1. PostgreSQL is used as we need to have ACID properties, we need to have relational database. If only storage is concerned and No ACID properties required, then NoSQL is used.
   1. Event:id, venueId, performerId, tickets[], name, description
   2. Venue: id, location, seatMap
   3. Performer: id
   4. Ticket: id, eventId, seat, price, status: available, booked,userId
   5. Booking: id, userId, tickets

High-level design

You should identify enough components that are needed to solve the actual problem from end to end. Also remember to draw a block diagram using the diagramming tool to augment your design. If you are unfamiliar with the tool, you can simply describe your design to the chat bot and ask it to generate a starter diagram for you to modify...

Request flows

Explain how the request flows from end to end in your high level design. Also you could draw a sequence diagram using the diagramming tool to enhance your explanation...

1. User should be able to view events:
   1. Client makes a REST GET request with the eventId.
   2. The API Gateway then forwards the request onto Event Service.
   3. The Event Service then queries the Event DB for the event, venue, performer info and returns to the client.

Users should be able to search events:

1. Client makes the REST GET API with search parameters.
2. The API Gateway authenticates the request and forward it to load balancer and then forward to Search Service.
3. The Search service then queries the Event DB for the events matching the search parameters and returns them to clients.

Users should be able to book tickets:

1. We add two new tables in DB- Booking and Tickets.
2. Booking service will interface with Stripe for transaction and communicate with Booking and Tickets table to fetch, update or store relevant data.
3. User is redirected to booking page for payments and book tickets.
4. POST request is sent with selected ticket IDs.
5. The booking server initiates transaction to check the availability of selected seats.
6. Update status of selected tickets to "Booked".
7. Create new booking record in the bookings table.

Detailed component design

Dig deeper into 2-3 components and explain in detail how they work. For example, how well does each component scale? Any relevant algorithm or data structure you like to use for a component? Also you could draw a diagram using the diagramming tool to enhance your design...

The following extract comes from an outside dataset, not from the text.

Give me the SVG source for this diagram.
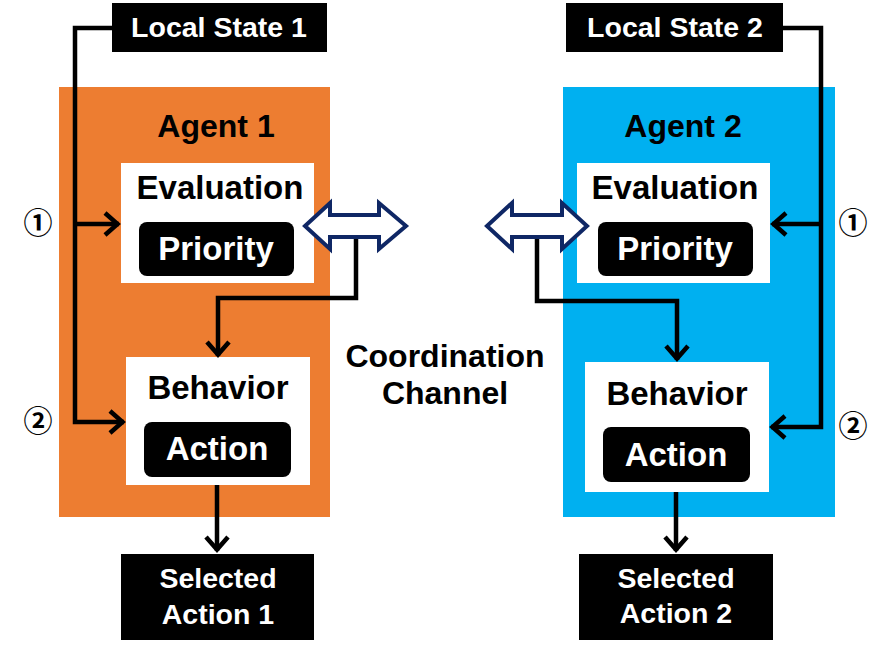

To improve user experience in booking -

1. We need to have strong isolation and concurrency methods to avoid double booking for same seats.
2. We can use concurrency method such as Optimistic Concurrency Control (OCC) when conflicts are rare and instead of locking it checks if data has been changed before committing.
3. We can have distributed locking with (TTL) time to live using distributed system like Redis. It offers high availability and distributed locking mechanism. When user selects the tickets, it holds lock in redis with TTL, this TTL acts as automatic expiration time for the lock. If user completes the purchase within the time, the ticket status is changed to booked and lock in redis is manually released after TTL.
4. If user abandons the purchase or TTL expires, then redis automatically releases the lock and ticket is available to users for booking.
5. Scale Event Data
   1. by adding caching since heavy read and less frequency of update. This ensures high availability.
   2. Cache Invalidation Strategies and consistency - TTL , setyp database triggers to notify the caching system for updates in data like pricing, event dates etc.
   3. Load balancing - round robin or least connection

Ensure seat map is up to date.

1 SSE (server sent event) for real time updates to clients. It is unidirectional communication channel between server and client. It allows server to push data to clients without client having to request it.

This might be challenging in case of extremely popular events when available seats disapper in instant.

For extremely popular events, we can implement admin enabled virtual waiting queue system to manage user access during times of high demand.

when user requests to view the booking page, they are placed in virtual waiting queue.We establish a websocket connection with client and add users to queue using their unique websocket connection.

Trade offs/Tech choices

Explain any trade offs you have made and why you made certain tech choices...

1. SQL vs NoSQL - as we need strong consistency, we go with SQL and since I am familiar with PostgreSQL, we opted it.
2. Monolith vs Microservice - we opted microservice as to prevent single point of failure and each service can be scaled independently in future
3. For faster lookups, we used cache (Redis) instead of hitting DB call. Ticket lock redis will store key value pair where key is ticket_id and value is user_id.
4. Full text search engine like elasticsearch where each unique word is mapped to documents or records it appears in.

Failure scenarios/bottlenecks

Try to discuss as many failure scenarios/bottlenecks as possible.

1. If Ticket Lock redis goes down, then user experience degraded. But we still don't have double booking, since our database will have OCC.
2. Consistency issue between cache and database
3. Long waiting time in queue.
4. Keeping elastic search index and database in sync

Future improvements

What are some future improvements you would make? How would you mitigate the failure scenario(s) you described above?

1. Load balancers to scale servers and databases horizontally.
2. For long waiting time in queue, we can push updates to clients in real time, updating estimated waiting time.